L’allestimento di Andrea De Rosa è, senza ombra di dubbio, riuscito e coniuga la tradizione, incarnata dai costumi di Alessandro Lai, con la modernità. Suggestive sono le scene, costituite da una nera e squadrata architettura centrale che diventa palazzo dei Fieschi, palazzo Grimaldi e Palazzo ducale, e un fondale su cui viene proiettato un filmato di diverse marine genovesi nelle varie ore previste dal testo, con un sincronismo drammaturgico perfetto: nel terzo atto, ad esempio, Boccanegra spira al tramonto sulla riva di quel mare che, solo alla fine, gli è stato concesso rivedere. Ad accoglierlo nell’aldilà sarà il fantasma della moglie Maria (il mimo Valentina Diana), in un toccante crescendo di emozioni che la musica contribuisce a sostenere. La regia si basa su movimenti abbastanza convenzionali e risolve i due snodi emotivi della scena del consiglio e della dipartita del protagonista in maniera egregia, grazie anche alle luci di Pasquale Mari, spingendo il pubblico verso una vera e palpabile catarsi.
Luci e ombre sul piano musicale. Simone Piazzola riesce egregiamente nella parte di Boccanegra. Classe 1985, calca la scena quasi con consumata esperienza. Possiede una voce omogenea e dal bel timbro caldo, usata sempre con cura e pulizia, che diventa leonina e tormentata nella dirompente scena del consiglio. Francesco Meli convince nei panni di Gabriele Adorno, sebbene a tratti anche lui, come altri membri del cast, ceda a inspiegabili cali di intonazione. E’ comunque un tenore generoso che raggiunge alti livelli in Pietoso cielo, rendila. Julian Kim veste i panni di un Paolo Albani dalla seducente voce d’avorio, adeguata per l’intrigante faccendiere, non sempre ben proiettata ma utilizzata nel complesso con coscienza e solida tecnica. Maria Agresta delude nel ruolo di Maria Boccanegra. Sebbene il soprano possieda una voce generalmente interessante, qui si rivela disomogenea, spesso non intonata e non pulita nel registro acuto, come dimostrato da alcune imprecisioni nell’aria d’ingresso Come in quest’ora bruna e nel finale del primo atto. Giacomo Prestia è un Jacopo Fiesco stanco che risente, tra tutti, di una problematica intonazione. Sottotono il Pietro di Luca Dall’Amico, forse più a suo agio nel repertorio rossiniano, il capitano di Cosimo D’Adamo e l’ancella di Andrea Lia Rigotti.

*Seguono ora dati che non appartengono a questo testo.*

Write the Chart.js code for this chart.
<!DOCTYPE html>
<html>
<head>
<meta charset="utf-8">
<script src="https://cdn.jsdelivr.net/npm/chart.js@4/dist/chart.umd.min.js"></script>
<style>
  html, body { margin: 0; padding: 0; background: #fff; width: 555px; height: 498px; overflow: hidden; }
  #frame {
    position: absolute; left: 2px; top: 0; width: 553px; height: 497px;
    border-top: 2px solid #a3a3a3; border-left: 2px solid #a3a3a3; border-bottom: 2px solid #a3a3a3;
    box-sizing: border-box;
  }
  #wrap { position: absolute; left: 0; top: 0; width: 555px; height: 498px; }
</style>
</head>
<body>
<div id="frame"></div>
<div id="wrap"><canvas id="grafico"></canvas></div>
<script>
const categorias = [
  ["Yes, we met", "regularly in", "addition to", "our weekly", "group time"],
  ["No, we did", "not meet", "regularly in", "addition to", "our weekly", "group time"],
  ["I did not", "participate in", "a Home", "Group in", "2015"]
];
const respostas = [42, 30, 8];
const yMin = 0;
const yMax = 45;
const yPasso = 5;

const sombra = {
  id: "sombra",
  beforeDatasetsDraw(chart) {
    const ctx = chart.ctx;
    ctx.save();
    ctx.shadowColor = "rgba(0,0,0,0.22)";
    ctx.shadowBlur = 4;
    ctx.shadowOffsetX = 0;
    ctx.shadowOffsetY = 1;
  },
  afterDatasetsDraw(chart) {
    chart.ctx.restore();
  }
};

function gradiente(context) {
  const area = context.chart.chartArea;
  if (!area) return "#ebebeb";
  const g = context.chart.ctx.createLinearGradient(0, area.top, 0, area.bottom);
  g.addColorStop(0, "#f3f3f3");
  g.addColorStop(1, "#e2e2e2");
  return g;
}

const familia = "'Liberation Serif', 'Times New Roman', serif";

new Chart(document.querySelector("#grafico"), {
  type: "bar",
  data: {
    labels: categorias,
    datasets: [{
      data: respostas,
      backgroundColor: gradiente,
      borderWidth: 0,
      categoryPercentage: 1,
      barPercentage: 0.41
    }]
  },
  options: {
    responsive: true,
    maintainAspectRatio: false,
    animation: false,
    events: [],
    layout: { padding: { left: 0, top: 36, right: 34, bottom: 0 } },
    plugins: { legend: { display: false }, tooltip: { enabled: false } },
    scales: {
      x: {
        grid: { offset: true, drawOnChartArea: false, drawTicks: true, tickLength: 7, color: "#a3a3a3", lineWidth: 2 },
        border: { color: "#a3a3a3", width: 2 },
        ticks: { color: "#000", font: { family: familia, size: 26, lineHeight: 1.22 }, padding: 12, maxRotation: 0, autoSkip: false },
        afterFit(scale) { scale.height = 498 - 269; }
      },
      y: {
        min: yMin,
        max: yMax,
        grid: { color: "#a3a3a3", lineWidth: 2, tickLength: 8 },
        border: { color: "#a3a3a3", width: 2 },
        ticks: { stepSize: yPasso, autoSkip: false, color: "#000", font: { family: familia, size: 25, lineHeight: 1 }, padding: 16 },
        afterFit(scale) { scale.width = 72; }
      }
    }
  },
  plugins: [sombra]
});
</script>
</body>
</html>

Il coro, diretto dal maestro Claudio Marino Moretti, si distingue per la buona prestazione delle sezioni femminili, mentre più scostante si rivela quella delle maschili.

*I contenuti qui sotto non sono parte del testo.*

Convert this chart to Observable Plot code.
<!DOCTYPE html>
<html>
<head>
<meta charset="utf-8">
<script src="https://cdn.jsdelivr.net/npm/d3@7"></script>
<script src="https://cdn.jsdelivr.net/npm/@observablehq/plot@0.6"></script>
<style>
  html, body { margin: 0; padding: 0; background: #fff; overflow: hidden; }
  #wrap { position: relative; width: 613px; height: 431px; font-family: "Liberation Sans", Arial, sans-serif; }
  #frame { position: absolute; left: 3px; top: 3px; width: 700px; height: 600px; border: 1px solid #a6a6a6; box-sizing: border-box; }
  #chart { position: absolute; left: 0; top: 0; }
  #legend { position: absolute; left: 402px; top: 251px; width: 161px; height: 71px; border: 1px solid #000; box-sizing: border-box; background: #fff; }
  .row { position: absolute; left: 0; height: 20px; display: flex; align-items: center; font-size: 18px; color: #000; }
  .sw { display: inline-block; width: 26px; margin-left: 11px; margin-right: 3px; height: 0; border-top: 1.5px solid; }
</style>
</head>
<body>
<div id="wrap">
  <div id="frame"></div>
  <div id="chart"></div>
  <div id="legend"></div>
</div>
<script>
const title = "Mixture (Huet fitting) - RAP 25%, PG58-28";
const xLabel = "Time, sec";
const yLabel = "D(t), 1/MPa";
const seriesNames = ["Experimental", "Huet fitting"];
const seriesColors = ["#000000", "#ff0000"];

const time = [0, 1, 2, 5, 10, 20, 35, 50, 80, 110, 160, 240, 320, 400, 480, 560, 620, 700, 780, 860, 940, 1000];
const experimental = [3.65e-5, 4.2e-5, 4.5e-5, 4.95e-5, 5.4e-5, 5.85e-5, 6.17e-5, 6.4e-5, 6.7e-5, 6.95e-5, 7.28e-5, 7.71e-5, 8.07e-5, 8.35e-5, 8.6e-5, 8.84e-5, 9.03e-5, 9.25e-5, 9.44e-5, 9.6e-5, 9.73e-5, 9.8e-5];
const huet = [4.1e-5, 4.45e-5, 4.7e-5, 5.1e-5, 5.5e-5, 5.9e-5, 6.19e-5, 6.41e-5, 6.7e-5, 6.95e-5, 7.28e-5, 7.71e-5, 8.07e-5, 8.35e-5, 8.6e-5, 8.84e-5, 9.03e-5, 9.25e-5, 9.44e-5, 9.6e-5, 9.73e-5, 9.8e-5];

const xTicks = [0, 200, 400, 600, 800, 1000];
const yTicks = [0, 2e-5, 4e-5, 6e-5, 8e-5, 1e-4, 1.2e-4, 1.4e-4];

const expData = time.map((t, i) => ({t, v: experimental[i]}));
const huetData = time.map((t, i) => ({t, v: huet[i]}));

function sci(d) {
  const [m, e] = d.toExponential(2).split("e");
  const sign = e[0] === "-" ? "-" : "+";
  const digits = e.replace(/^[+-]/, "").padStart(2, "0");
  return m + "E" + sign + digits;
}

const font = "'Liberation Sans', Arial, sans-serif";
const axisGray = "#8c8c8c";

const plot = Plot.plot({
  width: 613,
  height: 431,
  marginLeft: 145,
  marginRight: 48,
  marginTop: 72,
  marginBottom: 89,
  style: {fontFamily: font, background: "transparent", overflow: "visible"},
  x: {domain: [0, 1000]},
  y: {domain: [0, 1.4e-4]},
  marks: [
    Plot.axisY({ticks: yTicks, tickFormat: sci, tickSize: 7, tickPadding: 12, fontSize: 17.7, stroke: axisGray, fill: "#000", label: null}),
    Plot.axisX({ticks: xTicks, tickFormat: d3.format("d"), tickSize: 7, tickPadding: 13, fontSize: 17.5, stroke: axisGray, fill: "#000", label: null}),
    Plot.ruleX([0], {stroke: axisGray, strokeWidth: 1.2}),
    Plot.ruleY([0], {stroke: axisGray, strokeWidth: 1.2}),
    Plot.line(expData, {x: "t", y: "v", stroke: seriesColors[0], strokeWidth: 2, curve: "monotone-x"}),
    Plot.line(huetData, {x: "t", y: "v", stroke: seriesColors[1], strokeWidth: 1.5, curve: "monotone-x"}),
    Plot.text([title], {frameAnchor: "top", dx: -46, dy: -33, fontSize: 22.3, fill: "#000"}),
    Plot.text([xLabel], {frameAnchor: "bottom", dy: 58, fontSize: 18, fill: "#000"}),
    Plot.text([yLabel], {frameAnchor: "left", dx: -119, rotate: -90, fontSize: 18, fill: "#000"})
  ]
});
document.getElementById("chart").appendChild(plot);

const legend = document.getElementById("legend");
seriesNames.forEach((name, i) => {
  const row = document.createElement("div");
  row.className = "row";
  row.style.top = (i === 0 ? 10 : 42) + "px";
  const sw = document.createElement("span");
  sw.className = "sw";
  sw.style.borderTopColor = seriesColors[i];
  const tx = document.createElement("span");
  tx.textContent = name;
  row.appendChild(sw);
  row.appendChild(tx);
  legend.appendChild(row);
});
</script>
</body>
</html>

Myung-Whun Chung dirige l’Orchestra del Teatro La Fenice con piena conoscenza delle volontà drammaturgiche e musicali di Verdi, come già aveva dimostrato nell’Otello inaugurale della passata stagione, riuscendo a riempire del giusto pathos gli snodi salienti del dramma per ridonare al pubblico l’autentica grandiosità del linguaggio verdiano.
Ovazioni e applausi per Piazzola, Meli e Chung.